Multi-threaded Writes

This looks at the performance where many threads might be writing independently to a single SVF. This requires the code be compiled with SVF_THREAD_SAFE and SVFS_THREAD_SAFE.

This test is done with the test function test_write_multithreaded_coalesced() and test_write_multithreaded_un_coalesced() with a varying number of threads.

This test writes/overwrites a 1MB file with 8 bytes writes. In the coalesced case these writes are all to one block. In the un-coalesced case these writes are all to multiple (1024 * 1024 / 8) blocks.

_images/cpp_write_multithreaded.png

Python Performance

Read

This test simulates reading from a one Megabyte of data arranged in a sparse form with different block sizes from 1 byte to 512 bytes. For the one byte case there are 1,000,000 blocks each of 1 byte, for the 512 byte case there are 2,048 blocks each of 512 bytes. In the extreme right the data is coalesced into a single one Megabyte block.

The y axis shows the time to read all blocks.

_images/py_read_uncoalesced.png

The Python performance is about 5x compared to C++ for the one byte case and nearly equal to C++ for the large block cases.

Need

This measures the performance of need() for a 1MB SVF under various conditions:

One Megabyte of data is loaded into an SVF un-coalesced equal sized blocks, the block sizes range from 1 byte to 512 bytes. For the one byte case there are 1,000,000 blocks each of 1 byte, for the 512 byte case there are 2,048 blocks each of 512 bytes and so on. In the extreme right the data is coalesced into a single one Megabyte block.

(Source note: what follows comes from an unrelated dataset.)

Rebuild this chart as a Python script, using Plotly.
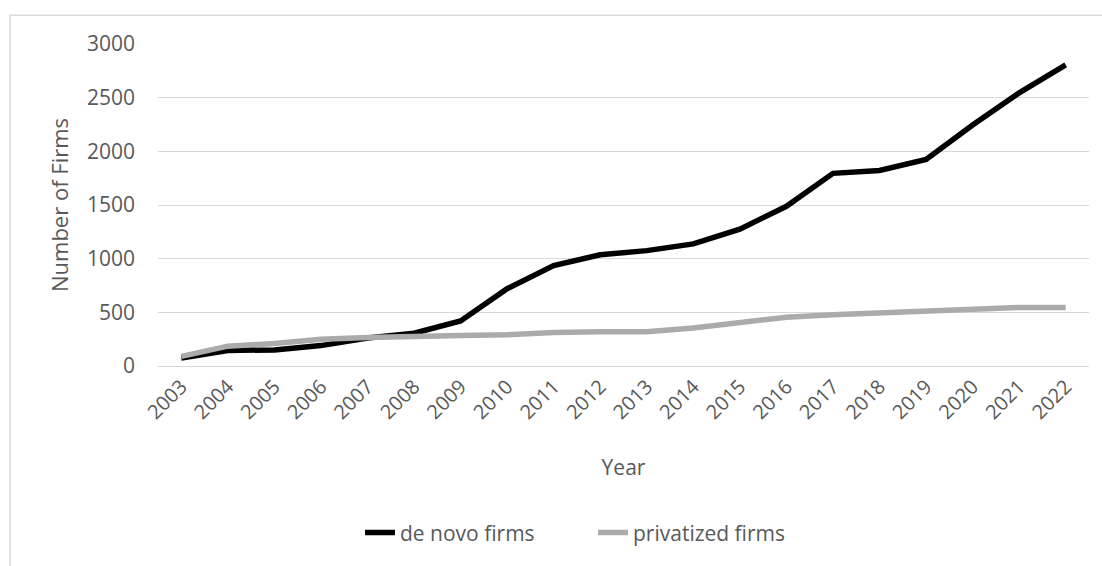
import plotly.graph_objects as go

years = [str(y) for y in range(2003, 2023)]
de_novo = [75, 145, 150, 190, 260, 305, 420, 720, 935, 1037, 1075, 1138, 1275, 1488, 1795, 1822, 1924, 2245, 2545, 2805]
privatized = [90, 185, 210, 250, 265, 280, 285, 290, 312, 318, 320, 355, 410, 455, 478, 495, 512, 532, 545, 546]
y_ticks = [0, 500, 1000, 1500, 2000, 2500, 3000]

FONT = "Open Sans"
TXT = "#595959"

fig = go.Figure()
fig.add_trace(go.Scatter(x=years, y=de_novo, mode="lines", name="de novo firms",
                         line=dict(color="#000000", width=5.5)))
fig.add_trace(go.Scatter(x=years, y=privatized, mode="lines", name="privatized firms",
                         line=dict(color="#ababab", width=5.5)))

fig.update_layout(
    width=1102, height=566,
    margin=dict(l=158, r=13, t=44, b=198),
    paper_bgcolor="white", plot_bgcolor="white",
    font=dict(family=FONT, color=TXT, size=21),
    showlegend=True,
    legend=dict(orientation="h", x=(360 - 158) / 931, y=-0.518, xanchor="left", yanchor="middle",
                font=dict(size=21, color=TXT), itemwidth=30, entrywidth=188, tracegroupgap=0),
    xaxis=dict(type="category", range=[-0.5, 19.5], tickangle=-45,
               showgrid=False, showline=True, linecolor="#d9d9d9", linewidth=1,
               ticks="", tickfont=dict(size=20, color=TXT),
               title=dict(text="Year", font=dict(size=21, color=TXT), standoff=36)),
    yaxis=dict(range=[0, 3000], tickvals=y_ticks, showgrid=True, gridcolor="#d9d9d9",
               gridwidth=1, zeroline=False, showline=False, ticks="",
               ticklabelstandoff=22, tickfont=dict(size=21, color=TXT),
               title=dict(text="Number of Firms", font=dict(size=22, color=TXT), standoff=12)),
    shapes=[dict(type="rect", xref="paper", yref="paper",
                 x0=-148/931, x1=1.2, y0=-2.0, y1=1 + 29/324,
                 line=dict(color="#d9d9d9", width=1.5), fillcolor="rgba(0,0,0,0)", layer="below")],
)

fig.write_html("out.html", config={"displayModeBar": False},
               post_script="document.body.style.margin='0px';")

A need() request is made for various ‘need’ sizes (1KB, 64KB, 1025KB) and file positions (0, 512KB). For example a need() request of 64KB on the un-coalesced SVF of 1 byte blocks will generate a need list 64K long. The same request on the un-coalesced SVF of 128 byte blocks will generate a need list of length 64K / 128 = 512.

_images/py_need_1MB.png

Observations:

  • The need() time is pretty much independent of file position.

  • The need() time for a particular size is proportional to the fragmentation of the SVF (inversely proportional to the block size).

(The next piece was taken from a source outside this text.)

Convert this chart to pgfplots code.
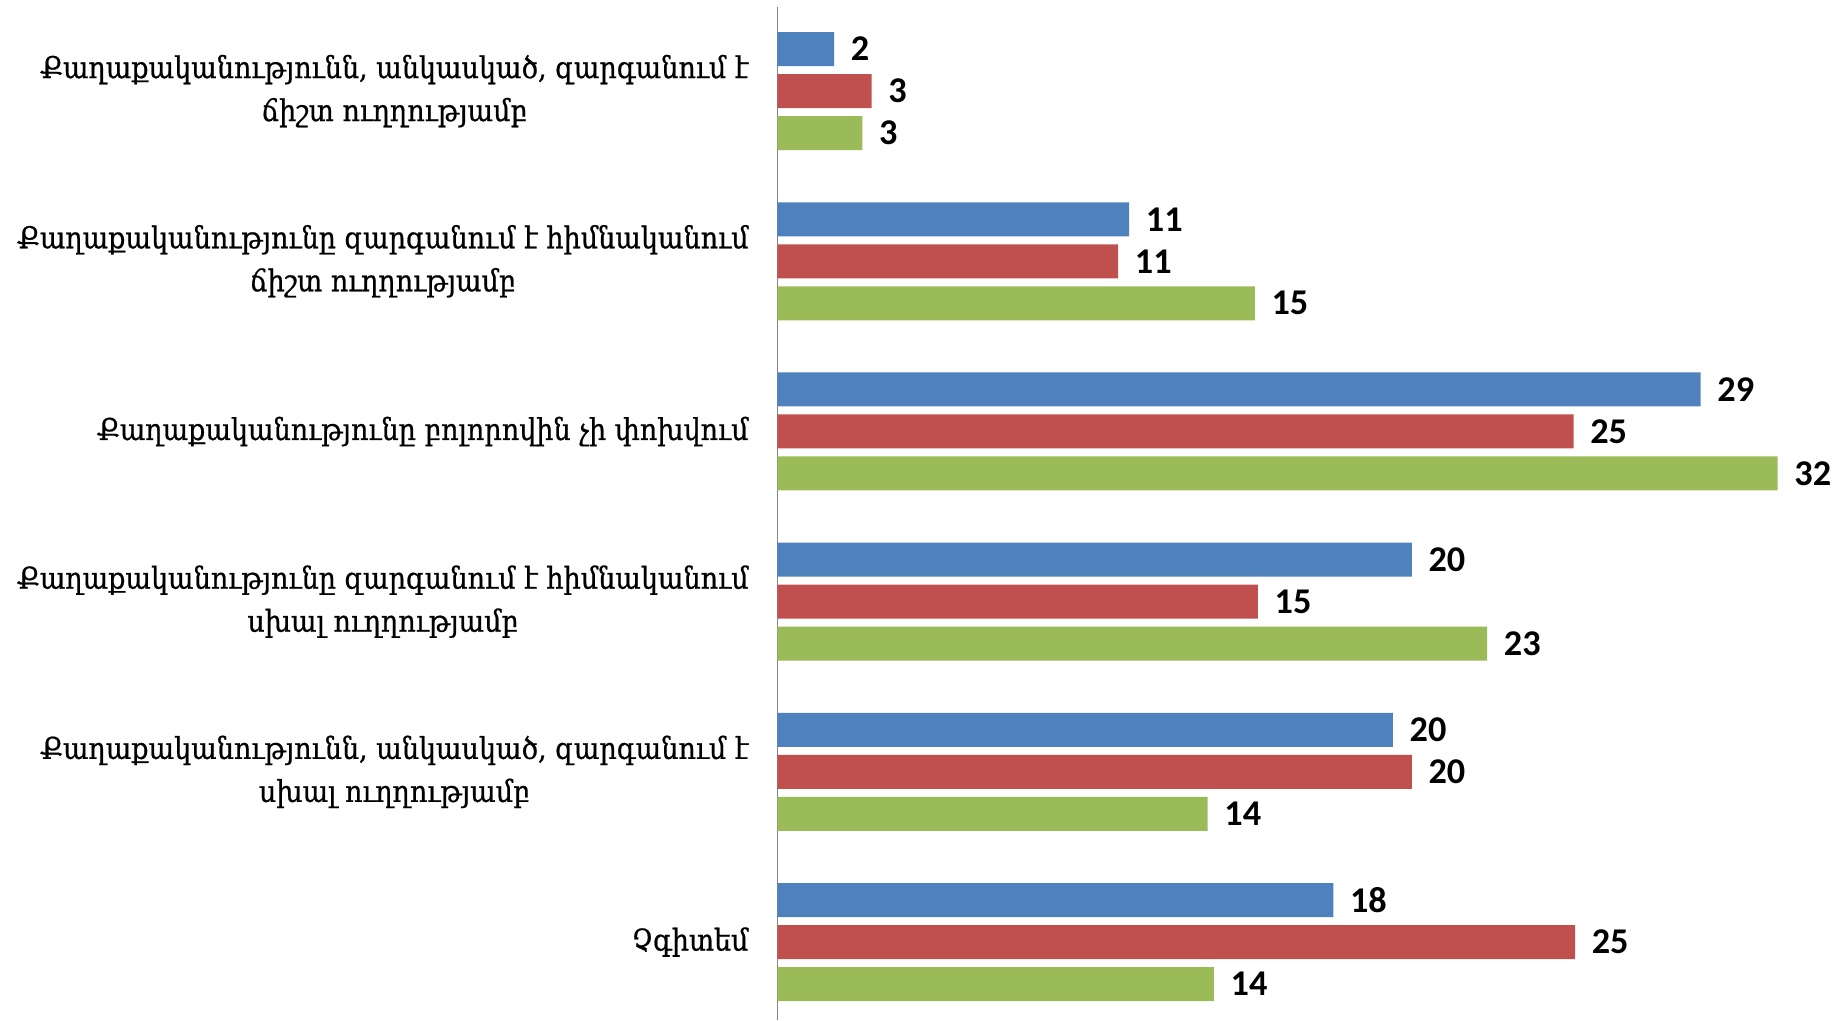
\documentclass[border=0pt]{standalone}
\usepackage{fontspec}
\usepackage{pgfplots}
\pgfplotsset{compat=1.18}
\newfontfamily\armfont[FakeBold=0.7]{DejaVu Serif Condensed}
\newfontfamily\numfont{Carlito}
\definecolor{cblue}{HTML}{4F81BD}
\definecolor{cred}{HTML}{C0504D}
\definecolor{cgreen}{HTML}{9BBB59}
\definecolor{caxis}{HTML}{868686}
\begin{document}
\begin{tikzpicture}
\begin{axis}[name=ax, scale only axis,
  width=414.5pt, height=405.2pt,
  xmin=0, xmax=33, ymin=-0.494, ymax=5.458, y dir=reverse,
  xbar, bar width=13.6pt, bar shift=0pt,
  axis x line=none, axis y line*=left,
  y axis line style={draw=caxis, line width=0.7pt},
  ytick={0,1,2,3,4,5}, major tick length=0pt,
  yticklabels={
    {Քաղաքականությունն, անկասկած, զարգանում է\\ճիշտ ուղղությամբ},
    {Քաղաքականությունը զարգանում է հիմնականում\\ճիշտ ուղղությամբ},
    {Քաղաքականությունը բոլորովին չի փոխվում},
    {Քաղաքականությունը զարգանում է հիմնականում\\սխալ ուղղությամբ},
    {Քաղաքականությունն, անկասկած, զարգանում է\\սխալ ուղղությամբ},
    {Չգիտեմ}},
  yticklabel style={align=center, anchor=east, inner sep=0pt, xshift=-11.4pt,
    font=\armfont\fontsize{12}{17.2}\selectfont},
  clip=false,
  point meta=explicit symbolic,
  nodes near coords,
  nodes near coords style={anchor=west, inner sep=0pt, xshift=6.5pt, text=black,
    font=\numfont\bfseries\fontsize{14.5}{14.5}\selectfont},
]
\addplot[fill=cblue, draw=none] coordinates {
  (1.8,-0.2468) [2] (11.2,0.7532) [11] (29.4,1.7532) [29]
  (20.2,2.7532) [20] (19.6,3.7532) [20] (17.7,4.7532) [18]};
\addplot[fill=cred, draw=none] coordinates {
  (3.0,0) [3] (10.85,1) [11] (25.35,2) [25]
  (15.3,3) [15] (20.2,4) [20] (25.4,5) [25]};
\addplot[fill=cgreen, draw=none] coordinates {
  (2.7,0.2468) [3] (15.2,1.2468) [15] (31.85,2.2468) [32]
  (22.6,3.2468) [23] (13.7,4.2468) [14] (13.9,5.2468) [14]};
\end{axis}
\pgfresetboundingbox
\path[use as bounding box] ([xshift=-311pt]ax.south west) rectangle ([xshift=8.5pt, yshift=2.8pt]ax.north east);
\end{tikzpicture}
\end{document}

  • The need() time is roughly proportional to the size of the need request regardless of the fragmentation of the SVF.

  • All the configurations converge on the extreme right as it is a coalesced 1MB SVF so the need list is empty. This represents the lower bound for need(), typically 0.2 µs.

Write

This show the performance of writing 1MB of data to a SVF in two ways:

  • Each write is contiguous with a previous one so the blocks are always coalesced. The SVF always contains only one block.

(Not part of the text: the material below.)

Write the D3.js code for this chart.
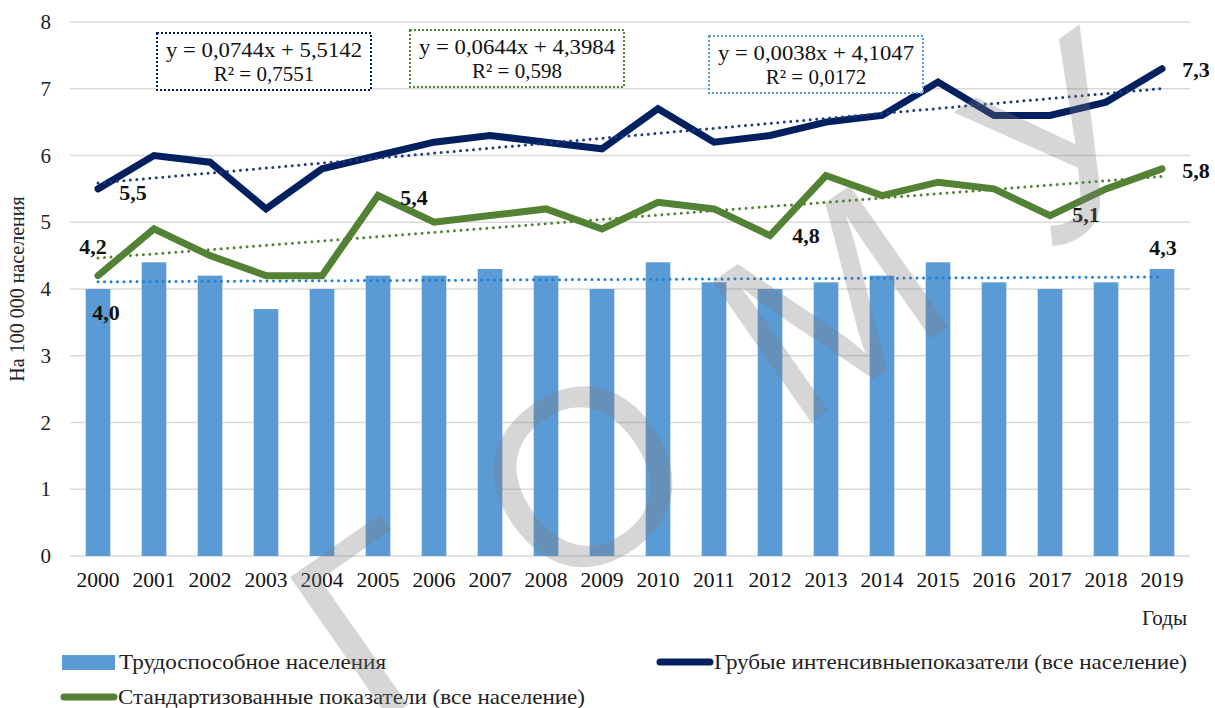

  • Each write is not contiguous with a previous one so the blocks are never coalesced. The SVF eventually contains as many blocks as writes.

_images/py_write.png

The Python performance is about 3x compared to C++ for the one byte case and nearly equal to C++ for the large block cases.

Multi Threaded Writes

The Python module is compiled without SVF_THREAD_SAFE and SVFS_THREAD_SAFE so that the C++ mutexes are not used. Instead Python thread locks are used with AcquireLockSVF and AcquireLockSVFS that are wrappers around PyThread_acquire_lock() and PyThread_release_lock().

This test writes/overwrites a 1MB file with 8 bytes writes. In the coalesced case these writes are all to one block. In the un-coalesced case these writes are all to multiple (1024 * 1024 / 8) blocks.

_images/py_multi_threaded_write.png

The result is quite different from the C++ result given above.